EXERCISE AIM:
Output all the data exactly. Pictures do not belong in the copy.

# # # #

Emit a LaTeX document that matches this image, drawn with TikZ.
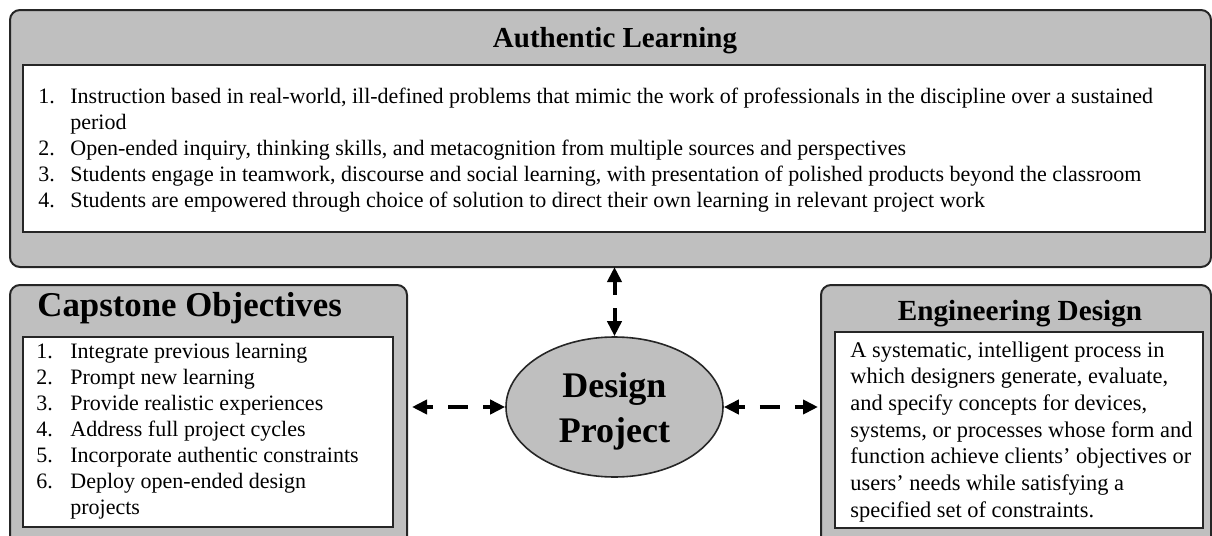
\documentclass[tikz,border=0pt]{standalone}
\usepackage{fontspec}
\setmainfont{Liberation Serif}
\usetikzlibrary{shapes.geometric,arrows.meta}
\newcommand\pxu{0.5pt}
\definecolor{panelgray}{HTML}{BFBFBF}
\definecolor{edgegray}{HTML}{262626}
\tikzset{
  panel/.style={draw=edgegray, line width=1pt, fill=panelgray, rounded corners=5pt,
    inner sep=0pt, outer sep=0pt, anchor=north west},
  sheet/.style={draw=edgegray, line width=1pt, fill=white,
    inner sep=0pt, outer sep=0pt, anchor=north west},
  heading/.style={font=\bfseries\fontsize{#1}{#1}\selectfont, inner sep=0pt},
  body/.style={font=\fontsize{11}{13}\selectfont, inner sep=0pt, anchor=base west},
  link/.style={line width=2pt, draw=black, {Triangle[length=7.5pt,width=7pt]}-{Triangle[length=7.5pt,width=7pt]}},
}
\begin{document}
\begin{tikzpicture}[x=0.5pt, y=-0.5pt]
  \useasboundingbox (0,0) rectangle (1212,536);
  \clip (0,0) rectangle (1212,536);

  % Authentic Learning panel
  \node[panel, minimum width=1201*\pxu, minimum height=257*\pxu] (al) at (10,10) {};
  \node[sheet, minimum width=1182*\pxu, minimum height=167*\pxu] (alsheet) at (23,65) {};
  \node[heading=14.5, anchor=base] (altitle) at (615,47) {Authentic Learning};
  \node[body] (allist) at (38,103) {%
    \begin{tabular}[t]{@{}p{16pt}@{}l@{}}
      1. & Instruction based in real-world, ill-defined problems that mimic the work of professionals in the discipline over a sustained\\
         & period\\
      2. & Open-ended inquiry, thinking skills, and metacognition from multiple sources and perspectives\\
      3. & Students engage in teamwork, discourse and social learning, with presentation of polished products beyond the classroom\\
      4. & Students are empowered through choice of solution to direct their own learning in relevant project work
    \end{tabular}};

  % Capstone Objectives panel
  \node[panel, minimum width=397*\pxu, minimum height=270*\pxu] (cap) at (10,285) {};
  \node[sheet, minimum width=370*\pxu, minimum height=190*\pxu] (capsheet) at (23,337) {};
  \node[heading=17.4, anchor=base west] (captitle) at (37,316) {Capstone Objectives};
  \node[body] (caplist) at (36,358) {%
    \begin{tabular}[t]{@{}p{17pt}@{}l@{}}
      1. & Integrate previous learning\\
      2. & Prompt new learning\\
      3. & Provide realistic experiences\\
      4. & Address full project cycles\\
      5. & Incorporate authentic constraints\\
      6. & Deploy open-ended design\\
         & projects
    \end{tabular}};

  % Engineering Design panel
  \node[panel, minimum width=390*\pxu, minimum height=270*\pxu] (eng) at (821,285) {};
  \node[sheet, minimum width=368*\pxu, minimum height=196*\pxu] (engsheet) at (835,332) {};
  \node[heading=14.6, anchor=base] (engtitle) at (1020,320) {Engineering Design};
  \node[body, font=\fontsize{11.2}{13.35}\selectfont] (engtext) at (850,357) {%
    \begin{tabular}[t]{@{}l@{}}
      A systematic, intelligent process in\\
      which designers generate, evaluate,\\
      and specify concepts for devices,\\
      systems, or processes whose form and\\
      function achieve clients’ objectives or\\
      users’ needs while satisfying a\\
      specified set of constraints.
    \end{tabular}};

  % central Design Project ellipse
  \node[ellipse, draw=edgegray, line width=0.8pt, fill=panelgray, inner sep=0pt,
        minimum width=217*\pxu, minimum height=140*\pxu] (dp) at (614.5,407) {};
  \node[align=center, inner sep=0pt, font=\bfseries\fontsize{18}{22.5}\selectfont]
        (dptext) at (614.5,411.3) {Design\\Project};

  % two-way dashed connectors
  \draw[link, dash pattern=on 7pt off 6.5pt on 20pt] (al.south -| dp.north) -- (dp.north);
  \draw[link, shorten <=2.5pt, dash pattern=on 3.5pt off 7.5pt on 10pt off 7.5pt on 10pt]
        (cap.east |- dp.west) -- (dp.west);
  \draw[link, shorten >=1.5pt, dash pattern=on 3.5pt off 7.5pt on 10pt off 7.5pt on 10pt]
        (dp.east) -- (eng.west |- dp.east);
\end{tikzpicture}
\end{document}
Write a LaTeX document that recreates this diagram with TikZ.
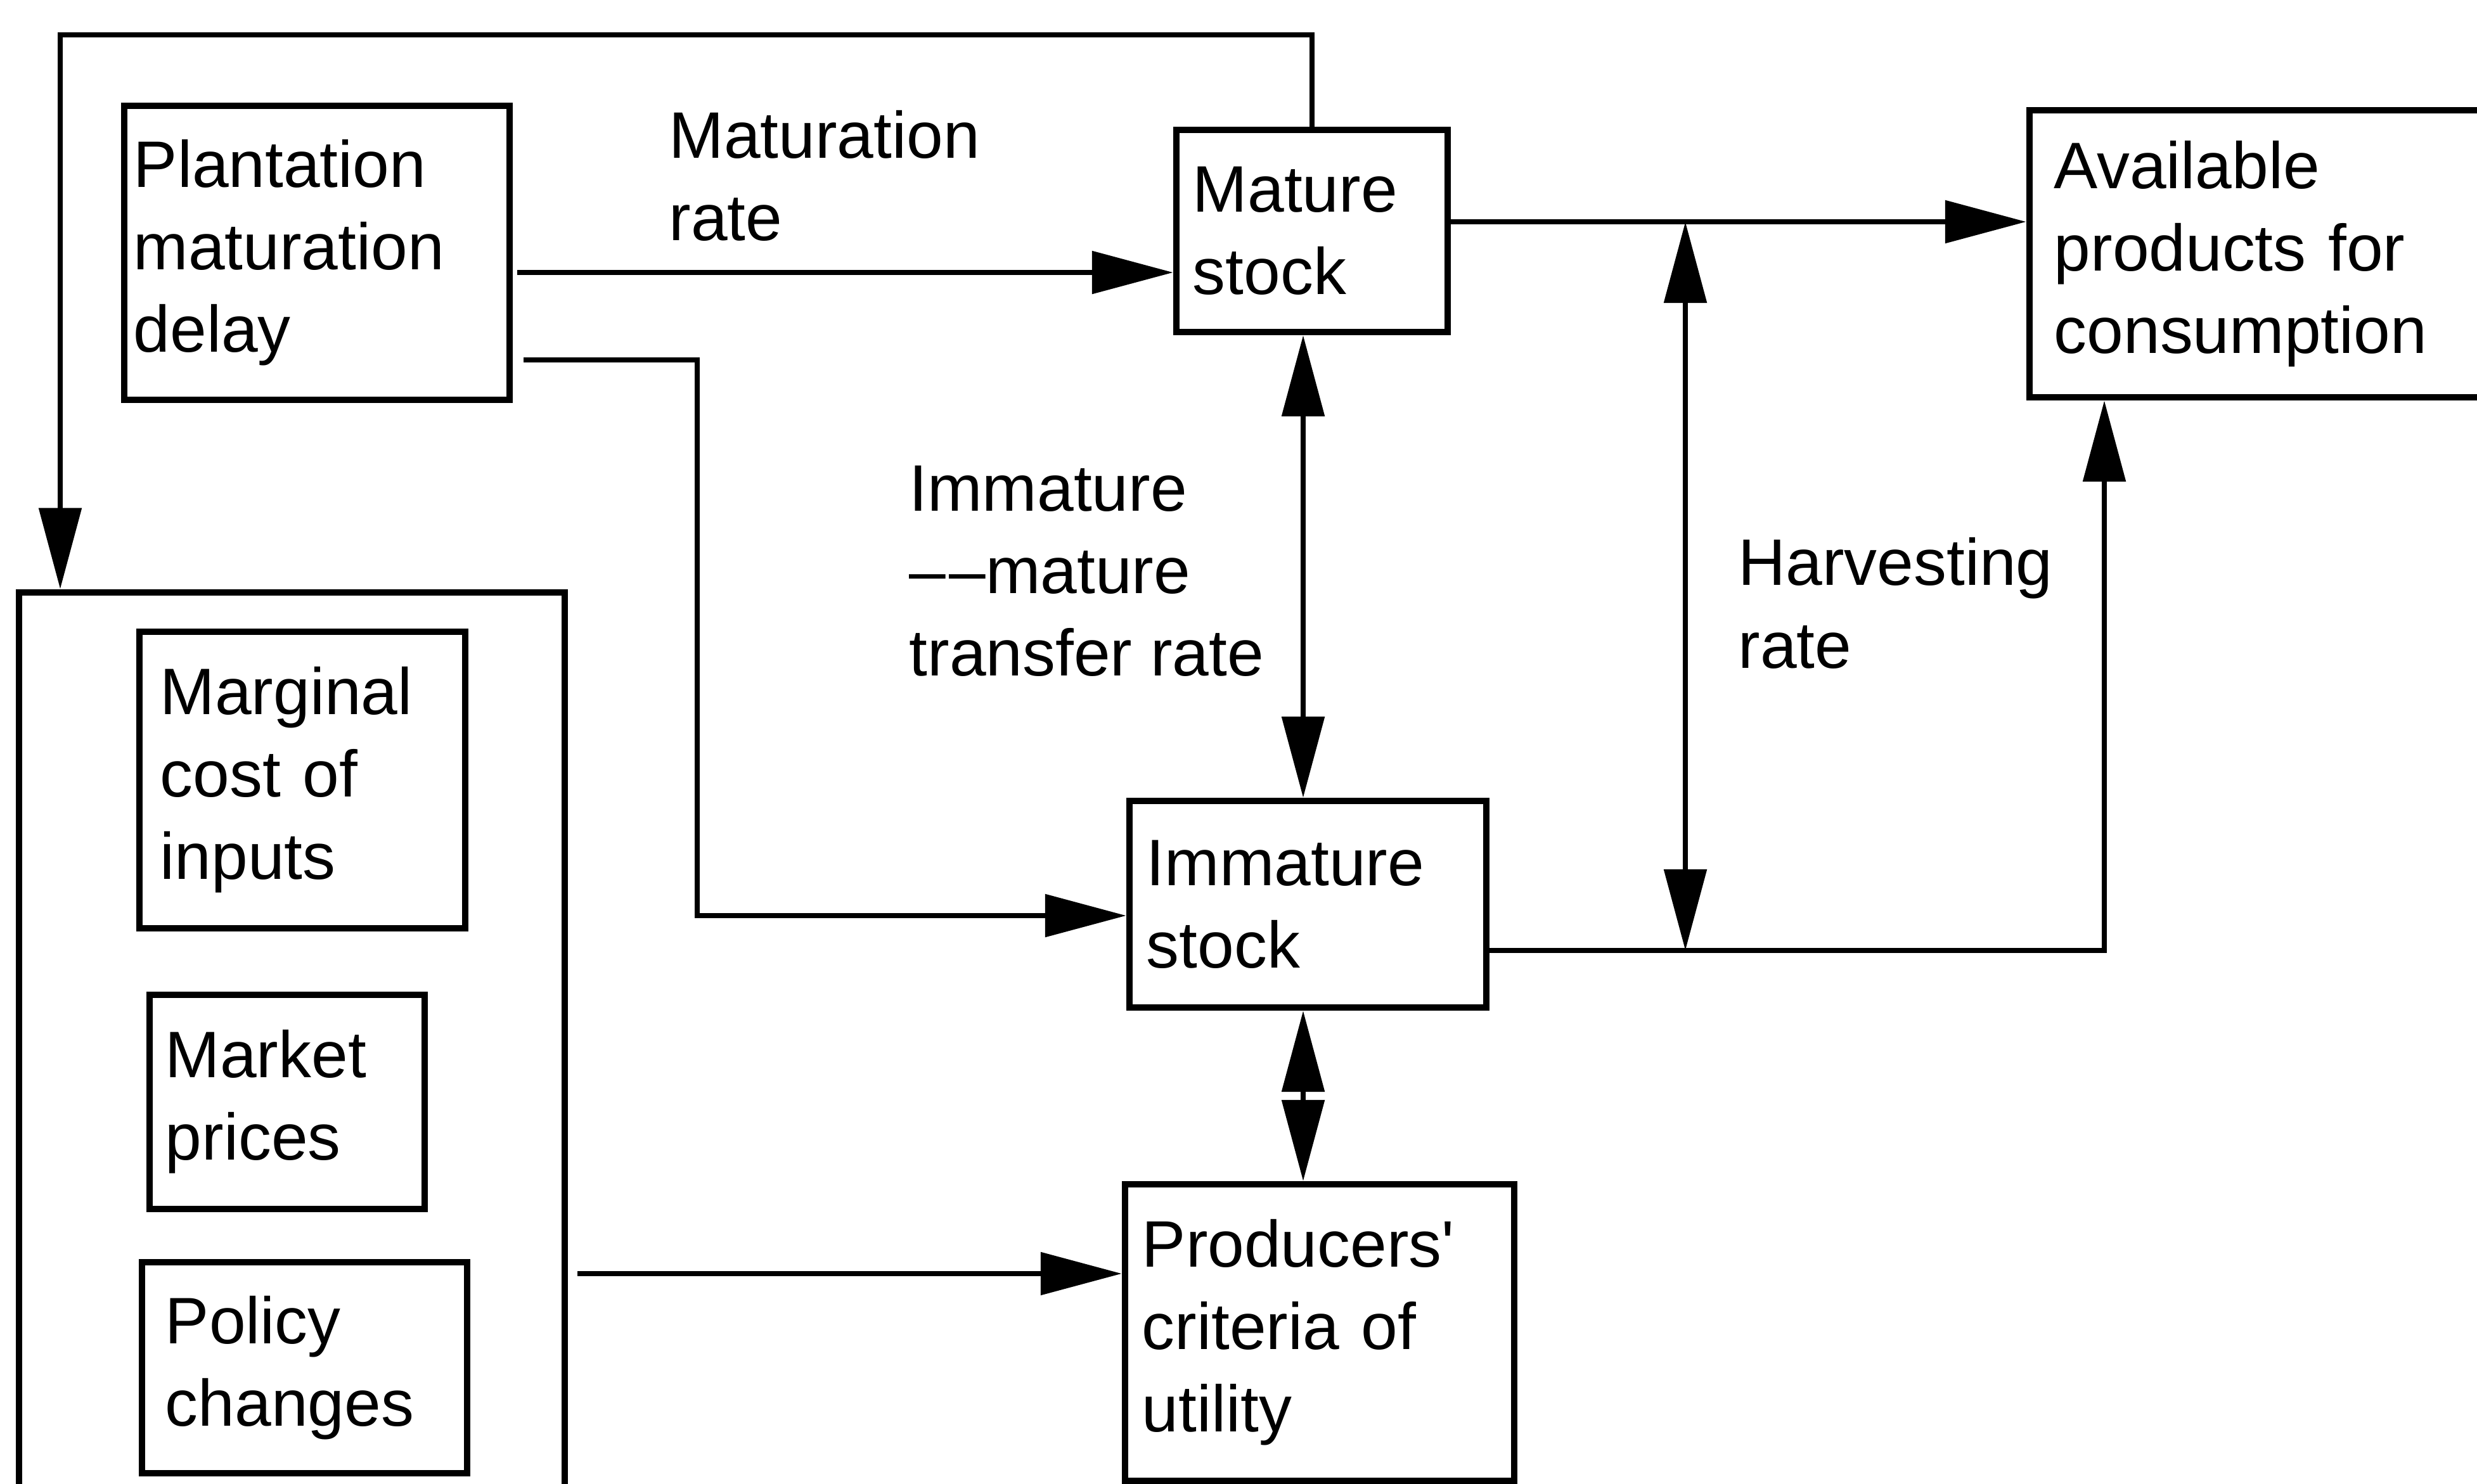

# # # #

CORRECT RESPONSE:
Emit a LaTeX document that matches this image, drawn with TikZ.
\documentclass[tikz,border=0pt]{standalone}
\usepackage{fontspec}
\setmainfont{Liberation Serif}
\usetikzlibrary{shapes.geometric,arrows.meta}
\newcommand\pxu{0.5pt}
\definecolor{panelgray}{HTML}{BFBFBF}
\definecolor{edgegray}{HTML}{262626}
\tikzset{
  panel/.style={draw=edgegray, line width=1pt, fill=panelgray, rounded corners=5pt,
    inner sep=0pt, outer sep=0pt, anchor=north west},
  sheet/.style={draw=edgegray, line width=1pt, fill=white,
    inner sep=0pt, outer sep=0pt, anchor=north west},
  heading/.style={font=\bfseries\fontsize{#1}{#1}\selectfont, inner sep=0pt},
  body/.style={font=\fontsize{11}{13}\selectfont, inner sep=0pt, anchor=base west},
  link/.style={line width=2pt, draw=black, {Triangle[length=7.5pt,width=7pt]}-{Triangle[length=7.5pt,width=7pt]}},
}
\begin{document}
\begin{tikzpicture}[x=0.5pt, y=-0.5pt]
  \useasboundingbox (0,0) rectangle (1212,536);
  \clip (0,0) rectangle (1212,536);

  % Authentic Learning panel
  \node[panel, minimum width=1201*\pxu, minimum height=257*\pxu] (al) at (10,10) {};
  \node[sheet, minimum width=1182*\pxu, minimum height=167*\pxu] (alsheet) at (23,65) {};
  \node[heading=14.5, anchor=base] (altitle) at (615,47) {Authentic Learning};
  \node[body] (allist) at (38,103) {%
    \begin{tabular}[t]{@{}p{16pt}@{}l@{}}
      1. & Instruction based in real-world, ill-defined problems that mimic the work of professionals in the discipline over a sustained\\
         & period\\
      2. & Open-ended inquiry, thinking skills, and metacognition from multiple sources and perspectives\\
      3. & Students engage in teamwork, discourse and social learning, with presentation of polished products beyond the classroom\\
      4. & Students are empowered through choice of solution to direct their own learning in relevant project work
    \end{tabular}};

  % Capstone Objectives panel
  \node[panel, minimum width=397*\pxu, minimum height=270*\pxu] (cap) at (10,285) {};
  \node[sheet, minimum width=370*\pxu, minimum height=190*\pxu] (capsheet) at (23,337) {};
  \node[heading=17.4, anchor=base west] (captitle) at (37,316) {Capstone Objectives};
  \node[body] (caplist) at (36,358) {%
    \begin{tabular}[t]{@{}p{17pt}@{}l@{}}
      1. & Integrate previous learning\\
      2. & Prompt new learning\\
      3. & Provide realistic experiences\\
      4. & Address full project cycles\\
      5. & Incorporate authentic constraints\\
      6. & Deploy open-ended design\\
         & projects
    \end{tabular}};

  % Engineering Design panel
  \node[panel, minimum width=390*\pxu, minimum height=270*\pxu] (eng) at (821,285) {};
  \node[sheet, minimum width=368*\pxu, minimum height=196*\pxu] (engsheet) at (835,332) {};
  \node[heading=14.6, anchor=base] (engtitle) at (1020,320) {Engineering Design};
  \node[body, font=\fontsize{11.2}{13.35}\selectfont] (engtext) at (850,357) {%
    \begin{tabular}[t]{@{}l@{}}
      A systematic, intelligent process in\\
      which designers generate, evaluate,\\
      and specify concepts for devices,\\
      systems, or processes whose form and\\
      function achieve clients’ objectives or\\
      users’ needs while satisfying a\\
      specified set of constraints.
    \end{tabular}};

  % central Design Project ellipse
  \node[ellipse, draw=edgegray, line width=0.8pt, fill=panelgray, inner sep=0pt,
        minimum width=217*\pxu, minimum height=140*\pxu] (dp) at (614.5,407) {};
  \node[align=center, inner sep=0pt, font=\bfseries\fontsize{18}{22.5}\selectfont]
        (dptext) at (614.5,411.3) {Design\\Project};

  % two-way dashed connectors
  \draw[link, dash pattern=on 7pt off 6.5pt on 20pt] (al.south -| dp.north) -- (dp.north);
  \draw[link, shorten <=2.5pt, dash pattern=on 3.5pt off 7.5pt on 10pt off 7.5pt on 10pt]
        (cap.east |- dp.west) -- (dp.west);
  \draw[link, shorten >=1.5pt, dash pattern=on 3.5pt off 7.5pt on 10pt off 7.5pt on 10pt]
        (dp.east) -- (eng.west |- dp.east);
\end{tikzpicture}
\end{document}
Write a LaTeX document that recreates this diagram with TikZ.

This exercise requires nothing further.